Progressives in Congress and the Biden administration have done a good job of bringing America back from the brink of both Covid and Trump’s economic disaster, and the American Rescue Plan was a major accomplishment done, as it was, without a single Republican vote. Other democracies are moving in a similar direction.
The GOP is nonetheless doing everything they can — up to and including banning mask mandates in schools as the Delta variant is putting hundreds of children in hospitals fighting for their lives — to use Covid to crash the American economy heading into the 2022 midterm elections.
Consider that for a moment. Republican governors like Greg Abbott and Ron DeSantis are, like democracy opponents Jair Bolsonaro and Viktor Orbán, willing to let children die to further their own political careers.

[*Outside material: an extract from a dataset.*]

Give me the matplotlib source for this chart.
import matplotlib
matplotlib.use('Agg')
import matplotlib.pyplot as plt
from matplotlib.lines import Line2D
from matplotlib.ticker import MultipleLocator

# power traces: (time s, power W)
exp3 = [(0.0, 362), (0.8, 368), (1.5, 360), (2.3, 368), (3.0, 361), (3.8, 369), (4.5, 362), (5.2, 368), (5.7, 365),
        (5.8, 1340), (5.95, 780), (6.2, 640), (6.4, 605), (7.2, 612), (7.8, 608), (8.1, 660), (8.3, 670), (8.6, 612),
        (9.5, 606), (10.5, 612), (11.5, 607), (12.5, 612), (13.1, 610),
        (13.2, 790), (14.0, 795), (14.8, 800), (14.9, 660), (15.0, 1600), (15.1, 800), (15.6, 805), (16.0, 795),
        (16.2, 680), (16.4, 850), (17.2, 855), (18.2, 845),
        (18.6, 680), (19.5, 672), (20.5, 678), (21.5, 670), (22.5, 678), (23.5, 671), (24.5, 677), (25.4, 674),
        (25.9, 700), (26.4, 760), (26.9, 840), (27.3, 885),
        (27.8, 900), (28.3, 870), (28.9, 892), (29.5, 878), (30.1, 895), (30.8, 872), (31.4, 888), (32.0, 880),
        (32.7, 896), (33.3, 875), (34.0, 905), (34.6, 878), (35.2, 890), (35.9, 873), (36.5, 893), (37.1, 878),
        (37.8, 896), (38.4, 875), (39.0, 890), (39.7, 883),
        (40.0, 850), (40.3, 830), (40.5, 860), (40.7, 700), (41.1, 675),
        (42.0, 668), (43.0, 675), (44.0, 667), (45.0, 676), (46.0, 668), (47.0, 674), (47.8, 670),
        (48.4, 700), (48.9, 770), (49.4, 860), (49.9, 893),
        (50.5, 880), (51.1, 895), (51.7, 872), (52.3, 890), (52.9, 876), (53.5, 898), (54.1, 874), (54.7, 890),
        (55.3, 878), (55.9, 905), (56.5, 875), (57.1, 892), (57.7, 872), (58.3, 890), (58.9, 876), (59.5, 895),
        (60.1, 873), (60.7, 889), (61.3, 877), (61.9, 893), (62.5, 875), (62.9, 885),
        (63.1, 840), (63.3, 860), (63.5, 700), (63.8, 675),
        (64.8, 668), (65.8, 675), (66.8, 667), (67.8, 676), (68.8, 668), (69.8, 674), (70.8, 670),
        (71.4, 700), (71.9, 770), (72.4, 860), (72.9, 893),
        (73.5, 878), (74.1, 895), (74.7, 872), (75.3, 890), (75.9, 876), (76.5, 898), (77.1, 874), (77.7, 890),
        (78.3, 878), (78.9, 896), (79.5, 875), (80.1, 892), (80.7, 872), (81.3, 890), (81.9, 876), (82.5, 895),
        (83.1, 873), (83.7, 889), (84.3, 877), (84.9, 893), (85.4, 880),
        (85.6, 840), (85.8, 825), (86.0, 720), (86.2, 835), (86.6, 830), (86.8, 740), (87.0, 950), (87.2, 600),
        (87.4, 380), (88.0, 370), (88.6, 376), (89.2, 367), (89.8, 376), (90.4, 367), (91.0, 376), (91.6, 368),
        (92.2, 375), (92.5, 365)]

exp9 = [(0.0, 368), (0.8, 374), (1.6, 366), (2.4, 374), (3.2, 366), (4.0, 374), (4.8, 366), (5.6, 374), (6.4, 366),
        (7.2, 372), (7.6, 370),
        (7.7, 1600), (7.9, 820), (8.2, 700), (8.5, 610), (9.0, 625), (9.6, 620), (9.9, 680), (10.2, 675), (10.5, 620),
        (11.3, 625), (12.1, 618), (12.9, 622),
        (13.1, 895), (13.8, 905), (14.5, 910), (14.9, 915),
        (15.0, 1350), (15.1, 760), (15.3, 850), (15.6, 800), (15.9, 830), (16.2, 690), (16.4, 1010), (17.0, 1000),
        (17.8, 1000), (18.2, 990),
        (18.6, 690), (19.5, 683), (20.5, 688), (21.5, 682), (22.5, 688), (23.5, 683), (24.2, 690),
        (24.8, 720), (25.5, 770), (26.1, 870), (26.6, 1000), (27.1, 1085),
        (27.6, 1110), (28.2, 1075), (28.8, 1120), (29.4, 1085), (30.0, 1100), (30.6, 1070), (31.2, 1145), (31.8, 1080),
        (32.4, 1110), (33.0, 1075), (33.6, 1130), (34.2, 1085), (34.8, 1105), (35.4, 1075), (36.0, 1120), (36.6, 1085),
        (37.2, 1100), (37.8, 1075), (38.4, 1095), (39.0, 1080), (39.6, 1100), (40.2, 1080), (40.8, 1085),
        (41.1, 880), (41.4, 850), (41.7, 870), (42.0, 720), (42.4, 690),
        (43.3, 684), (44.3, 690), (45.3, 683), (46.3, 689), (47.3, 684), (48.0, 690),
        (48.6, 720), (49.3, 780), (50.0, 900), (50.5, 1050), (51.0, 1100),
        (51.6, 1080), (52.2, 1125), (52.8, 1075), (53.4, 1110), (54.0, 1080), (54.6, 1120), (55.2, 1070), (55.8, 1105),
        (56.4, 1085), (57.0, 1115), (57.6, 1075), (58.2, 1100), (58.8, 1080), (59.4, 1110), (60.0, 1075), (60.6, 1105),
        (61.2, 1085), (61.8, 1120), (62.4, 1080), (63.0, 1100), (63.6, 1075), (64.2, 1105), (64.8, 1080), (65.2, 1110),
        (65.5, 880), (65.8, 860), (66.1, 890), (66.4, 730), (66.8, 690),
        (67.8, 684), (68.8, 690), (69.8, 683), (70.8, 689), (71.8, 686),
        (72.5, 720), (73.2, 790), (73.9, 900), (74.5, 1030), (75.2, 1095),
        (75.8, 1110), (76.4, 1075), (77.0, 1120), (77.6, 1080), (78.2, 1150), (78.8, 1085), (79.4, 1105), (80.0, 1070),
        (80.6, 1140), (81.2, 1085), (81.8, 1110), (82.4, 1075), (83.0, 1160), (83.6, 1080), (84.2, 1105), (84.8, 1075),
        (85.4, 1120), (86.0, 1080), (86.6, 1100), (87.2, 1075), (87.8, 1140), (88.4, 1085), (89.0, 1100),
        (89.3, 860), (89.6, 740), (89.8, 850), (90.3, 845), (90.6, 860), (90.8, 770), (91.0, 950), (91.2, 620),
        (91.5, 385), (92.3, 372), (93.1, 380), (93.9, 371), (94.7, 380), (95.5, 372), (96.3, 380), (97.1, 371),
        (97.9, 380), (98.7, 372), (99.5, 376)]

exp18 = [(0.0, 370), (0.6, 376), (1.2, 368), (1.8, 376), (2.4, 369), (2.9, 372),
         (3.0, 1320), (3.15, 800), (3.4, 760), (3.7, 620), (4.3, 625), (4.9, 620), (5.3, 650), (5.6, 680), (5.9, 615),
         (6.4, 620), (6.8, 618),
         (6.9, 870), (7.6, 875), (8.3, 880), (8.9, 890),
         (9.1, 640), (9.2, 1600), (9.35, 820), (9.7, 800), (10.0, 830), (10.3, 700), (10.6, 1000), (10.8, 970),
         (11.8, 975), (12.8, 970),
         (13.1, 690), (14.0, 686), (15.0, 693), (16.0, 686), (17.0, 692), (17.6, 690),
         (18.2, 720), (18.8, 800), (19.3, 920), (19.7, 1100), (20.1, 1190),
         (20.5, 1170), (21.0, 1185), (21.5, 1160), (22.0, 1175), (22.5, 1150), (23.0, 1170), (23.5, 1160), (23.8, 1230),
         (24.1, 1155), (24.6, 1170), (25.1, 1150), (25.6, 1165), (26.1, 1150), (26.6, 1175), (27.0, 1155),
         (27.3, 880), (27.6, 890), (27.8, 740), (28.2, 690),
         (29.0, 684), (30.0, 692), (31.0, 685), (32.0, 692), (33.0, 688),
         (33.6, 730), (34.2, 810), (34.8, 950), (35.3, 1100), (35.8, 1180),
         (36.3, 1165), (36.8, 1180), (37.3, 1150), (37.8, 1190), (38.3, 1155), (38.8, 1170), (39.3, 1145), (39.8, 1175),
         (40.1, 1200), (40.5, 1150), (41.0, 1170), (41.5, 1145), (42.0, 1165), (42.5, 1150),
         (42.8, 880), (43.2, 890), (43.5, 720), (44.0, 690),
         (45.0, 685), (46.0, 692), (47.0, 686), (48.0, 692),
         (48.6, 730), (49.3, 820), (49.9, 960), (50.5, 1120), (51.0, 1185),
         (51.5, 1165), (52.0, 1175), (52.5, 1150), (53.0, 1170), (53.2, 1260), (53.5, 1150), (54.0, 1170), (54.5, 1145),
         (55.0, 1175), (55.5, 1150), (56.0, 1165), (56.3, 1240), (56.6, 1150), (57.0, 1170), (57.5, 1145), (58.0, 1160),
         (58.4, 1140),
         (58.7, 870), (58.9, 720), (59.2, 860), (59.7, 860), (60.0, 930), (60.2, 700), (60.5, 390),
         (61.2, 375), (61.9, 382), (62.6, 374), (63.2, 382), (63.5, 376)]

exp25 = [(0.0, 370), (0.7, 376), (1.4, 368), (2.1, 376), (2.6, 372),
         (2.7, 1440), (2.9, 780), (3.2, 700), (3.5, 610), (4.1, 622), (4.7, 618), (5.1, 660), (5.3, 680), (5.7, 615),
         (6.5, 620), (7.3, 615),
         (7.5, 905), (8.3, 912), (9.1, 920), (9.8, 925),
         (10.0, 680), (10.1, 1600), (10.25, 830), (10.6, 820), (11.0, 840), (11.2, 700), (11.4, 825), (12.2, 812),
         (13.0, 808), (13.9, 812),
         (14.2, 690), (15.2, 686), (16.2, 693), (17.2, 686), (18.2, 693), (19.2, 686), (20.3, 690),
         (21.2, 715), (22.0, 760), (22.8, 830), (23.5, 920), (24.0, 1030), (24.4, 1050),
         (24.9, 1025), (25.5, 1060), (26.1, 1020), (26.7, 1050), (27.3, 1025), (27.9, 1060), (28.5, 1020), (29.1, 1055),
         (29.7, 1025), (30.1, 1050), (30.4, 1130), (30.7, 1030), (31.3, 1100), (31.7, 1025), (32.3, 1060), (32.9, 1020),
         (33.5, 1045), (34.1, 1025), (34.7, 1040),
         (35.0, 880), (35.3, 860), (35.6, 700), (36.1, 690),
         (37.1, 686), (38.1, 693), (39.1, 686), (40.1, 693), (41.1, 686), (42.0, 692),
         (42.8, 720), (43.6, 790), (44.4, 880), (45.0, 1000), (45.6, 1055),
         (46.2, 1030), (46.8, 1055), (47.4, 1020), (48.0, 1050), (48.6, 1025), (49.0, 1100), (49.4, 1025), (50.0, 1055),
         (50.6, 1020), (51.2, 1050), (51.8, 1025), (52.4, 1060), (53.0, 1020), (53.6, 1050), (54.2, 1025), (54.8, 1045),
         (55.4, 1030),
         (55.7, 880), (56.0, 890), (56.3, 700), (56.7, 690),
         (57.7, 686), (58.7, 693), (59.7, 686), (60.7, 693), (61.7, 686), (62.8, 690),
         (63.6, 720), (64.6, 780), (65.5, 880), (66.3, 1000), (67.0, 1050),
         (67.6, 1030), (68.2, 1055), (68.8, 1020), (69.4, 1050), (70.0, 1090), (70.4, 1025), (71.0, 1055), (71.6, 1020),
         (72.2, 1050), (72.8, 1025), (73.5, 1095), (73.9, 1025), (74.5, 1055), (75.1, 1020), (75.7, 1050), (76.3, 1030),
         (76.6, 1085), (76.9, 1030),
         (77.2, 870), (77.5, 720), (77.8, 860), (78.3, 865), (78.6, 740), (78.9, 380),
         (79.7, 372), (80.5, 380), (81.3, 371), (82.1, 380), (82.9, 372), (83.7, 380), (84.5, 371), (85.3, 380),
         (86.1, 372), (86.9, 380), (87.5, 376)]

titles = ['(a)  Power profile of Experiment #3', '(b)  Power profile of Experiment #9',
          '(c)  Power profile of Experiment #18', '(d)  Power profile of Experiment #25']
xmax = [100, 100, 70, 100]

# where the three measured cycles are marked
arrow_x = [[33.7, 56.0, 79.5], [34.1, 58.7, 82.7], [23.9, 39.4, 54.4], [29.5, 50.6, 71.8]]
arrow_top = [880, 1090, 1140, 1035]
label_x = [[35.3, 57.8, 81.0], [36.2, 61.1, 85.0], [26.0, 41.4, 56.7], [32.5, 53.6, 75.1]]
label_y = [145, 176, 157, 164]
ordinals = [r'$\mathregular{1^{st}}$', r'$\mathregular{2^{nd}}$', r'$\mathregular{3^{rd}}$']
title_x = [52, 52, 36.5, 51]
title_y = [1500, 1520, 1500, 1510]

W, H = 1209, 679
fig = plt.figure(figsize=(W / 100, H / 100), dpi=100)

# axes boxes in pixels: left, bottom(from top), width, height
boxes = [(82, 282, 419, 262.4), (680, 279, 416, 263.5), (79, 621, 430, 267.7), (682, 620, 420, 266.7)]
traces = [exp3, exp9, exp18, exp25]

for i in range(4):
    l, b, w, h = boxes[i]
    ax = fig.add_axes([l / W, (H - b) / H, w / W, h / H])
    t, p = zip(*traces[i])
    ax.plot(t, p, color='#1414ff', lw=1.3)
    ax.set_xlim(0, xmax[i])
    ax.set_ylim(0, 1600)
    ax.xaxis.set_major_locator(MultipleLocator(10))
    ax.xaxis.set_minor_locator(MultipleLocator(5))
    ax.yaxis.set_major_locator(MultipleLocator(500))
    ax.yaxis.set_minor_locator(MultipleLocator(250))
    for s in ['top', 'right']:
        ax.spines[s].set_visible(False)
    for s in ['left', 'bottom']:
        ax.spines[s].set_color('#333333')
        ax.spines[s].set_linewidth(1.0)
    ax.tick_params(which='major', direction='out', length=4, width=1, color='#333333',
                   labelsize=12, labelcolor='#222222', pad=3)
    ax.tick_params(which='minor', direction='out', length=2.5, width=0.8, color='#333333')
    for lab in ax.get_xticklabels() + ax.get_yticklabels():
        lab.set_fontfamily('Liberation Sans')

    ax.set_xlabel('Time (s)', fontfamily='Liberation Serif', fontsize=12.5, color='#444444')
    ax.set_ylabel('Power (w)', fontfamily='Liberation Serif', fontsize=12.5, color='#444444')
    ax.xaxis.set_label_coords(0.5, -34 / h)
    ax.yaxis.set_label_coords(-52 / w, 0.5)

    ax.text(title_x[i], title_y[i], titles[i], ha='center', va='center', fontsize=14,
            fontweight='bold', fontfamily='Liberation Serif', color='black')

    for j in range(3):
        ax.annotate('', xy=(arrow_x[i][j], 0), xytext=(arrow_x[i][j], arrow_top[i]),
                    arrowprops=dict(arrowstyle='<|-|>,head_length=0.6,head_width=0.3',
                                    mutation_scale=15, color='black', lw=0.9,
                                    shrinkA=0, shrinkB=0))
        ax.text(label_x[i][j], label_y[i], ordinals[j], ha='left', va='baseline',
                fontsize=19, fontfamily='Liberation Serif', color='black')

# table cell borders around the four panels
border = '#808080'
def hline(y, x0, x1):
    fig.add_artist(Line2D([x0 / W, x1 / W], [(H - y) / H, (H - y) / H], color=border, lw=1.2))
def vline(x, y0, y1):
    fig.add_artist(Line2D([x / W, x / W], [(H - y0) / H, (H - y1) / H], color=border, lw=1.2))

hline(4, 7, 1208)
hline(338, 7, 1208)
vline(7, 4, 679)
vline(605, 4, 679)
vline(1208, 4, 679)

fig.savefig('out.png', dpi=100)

Republicans are also blocking any legislative attempts to put America back together after 40 years of Reaganism, including raising taxes on the rich or cutting our dependence on the fossil fuel industry, all while they double down on the racism and misogyny they’ve used to win elections ever since Nixon’s “Southern Strategy” in 1968.
Progressives seem to be ahead at the moment, but there’s an election coming and the billionaires who own and fund the GOP are relentless, pushing both Republicans and “conservative” Democrats in Congress and the states. Billionaires and transnational corporations are similarly organizing anti-democracy movements around the world.
The question for America going forward is whether Biden and Congress’ mostly progressive coalition can continue to build Americans’ confidence and trust in democratic governance, what our founders called “a republican form of government.” It’s also the question for much of the rest of the developed world.
Progressives here and in other Murdoch-infected countries are doing their best to create functioning “will of the people” governments in the face of daily over-the-top and often based-on-total-lies attacks from elected “conservatives,” news networks owned by rightwing oligarchs, and online trolls funded by several foreign governments who all are heavily invested in seeing our form of government fail.
Will the oligarchs and their useful idiots win? The stakes have never been higher.
Today while watching someone teach about the Bill of Rights, I noticed he corrected himself because he said "company" instead of "country". A slip of the tongue, but a perfect description of our reality if we continue to let it happen. Unregulated free enterprise is a negligent (perhaps even homicidal) idea when you consider future generations or your safety.
Relish the fact that the far right is getting a taste of corporate "tyranny"; Google, Twitter, and Facebook have had enough of their hate speech, violence mongering, and their ignorance which is contributing to the Covid-19 losses. Conservatives love to talk about the Constitution, but do not accept that it formed our G-O-V-E-R-N-M-E-N-T. They must really hate the founding fathers for those taxes they threw into Article I, Section 8, Clause 1.
While I agree that we cannot have a functional democracy without knowledge, belief and concern for keeping a "government of the people", a little mistrust is a good thing too. Having grown up in the 1950s and '60s when a simplistic view of "freedom vs. Communism" was sold to the citizenry, I know we can do better than that. In fact, Nader and Carson had big impacts because people realized that the federal government and big industry had lied to them. Ultimately Vietnam and many other foreign policy and environmental disasters occurred because citizens were by and large too trusting of their private and public sector "leaders" to do the right thing. An educated citizenry who believes that our system can work and makes it so could be our only long-term hope. Now how do we get there?